Anonymizing networks such as Tor arouse increasing interest in users careful about their anonymity and privacy. Despite a common belief in the research community that anonymizing networks are used to avoid political censorship and allow freedom of speech, few works have explored how Tor is actually used in the wild.
Chaabane et al. analyzed Tor traffic to characterize its actual use and identify potentially undesirable behaviors which could affect the network’s operations. Tor clients typically build a communications circuit with 3 computers in the network. Messages are wrapped in successive layers of encryption (like a locked box in a locked box in a...). Each computer is provided with a decryption key so that the message can be unwrapped when it progresses through the circuit in the correct order. The last computer (the exit node) unwraps the message and sends it on to its destination. Each computer passing the message only knows about the computer it received it from. Only the final computer can decrypt the original message, without any information as to its origins.
The researchers created six Tor exit nodes distributed around the world and monitored their use on two separate occasions between December 2009 and January 2010, for a total of 23 days. They used Deep Packet Inspection to analyze both the metadata and the content of messages, to identify the services being used on the network. The researchers were careful to conceal or minimize their use of this technique to the minimum required in order to preserve user privacy as much as possible.
The results showed a significant amount of unknown traffic, that further analysis determined to likely be concealed BitTorrent data. This information, combined with the identifiable BitTorrent traffic already detected on the network, suggests that more than half of the traffic on Tor is from BitTorrent activity. Analysis of what is downloaded through Tor indicates that most of that content is restricted under copyright laws.
Other uses of Tor include web browsing, which appeared to be used much like the open internet, despite the slower performance caused by the anonymization process. As expected, search engine services are the most visited pages, followed by pornography in second. Social network websites are the fourth most visited. The small number of Tor users in politically sensitive countries suggests that this traffic represents American and European employees circumventing restrictions on their work computers rather than political dissidents organizing protest actions. Germany and the United States represented a quarter of all Tor clients, with Russia and China in fifth and sixth place.

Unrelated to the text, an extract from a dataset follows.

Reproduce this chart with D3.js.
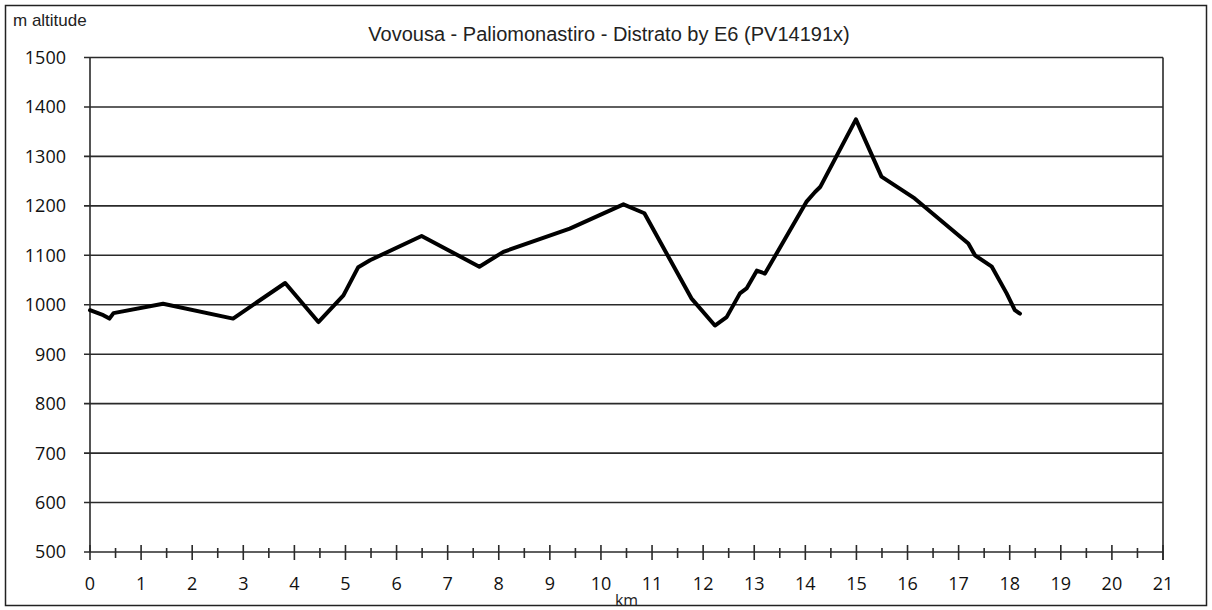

Although 100 countries appeared to use the Tor network in the one-day period for which data was collected, 70% of that traffic came from just ten countries.
The researchers also detected several systems using the Tor network in a manner that it was not designed for, passing messages through one computer rather than a circuit of three or more. While this reduces the anonymizing power of Tor, it also increases the speed of connections while providing an encrypted tunnel to an exit node. This could be a way for users to overcome connection filtering, such as it is employed within companies. It so appears that a significant portion of Tor usage is not to overcome restrictive internet and government regulation but rather to avoid detection for content piracy and local network filtering.
More than half of the traffic on Tor is likely BitTorrent or illegal content downloads.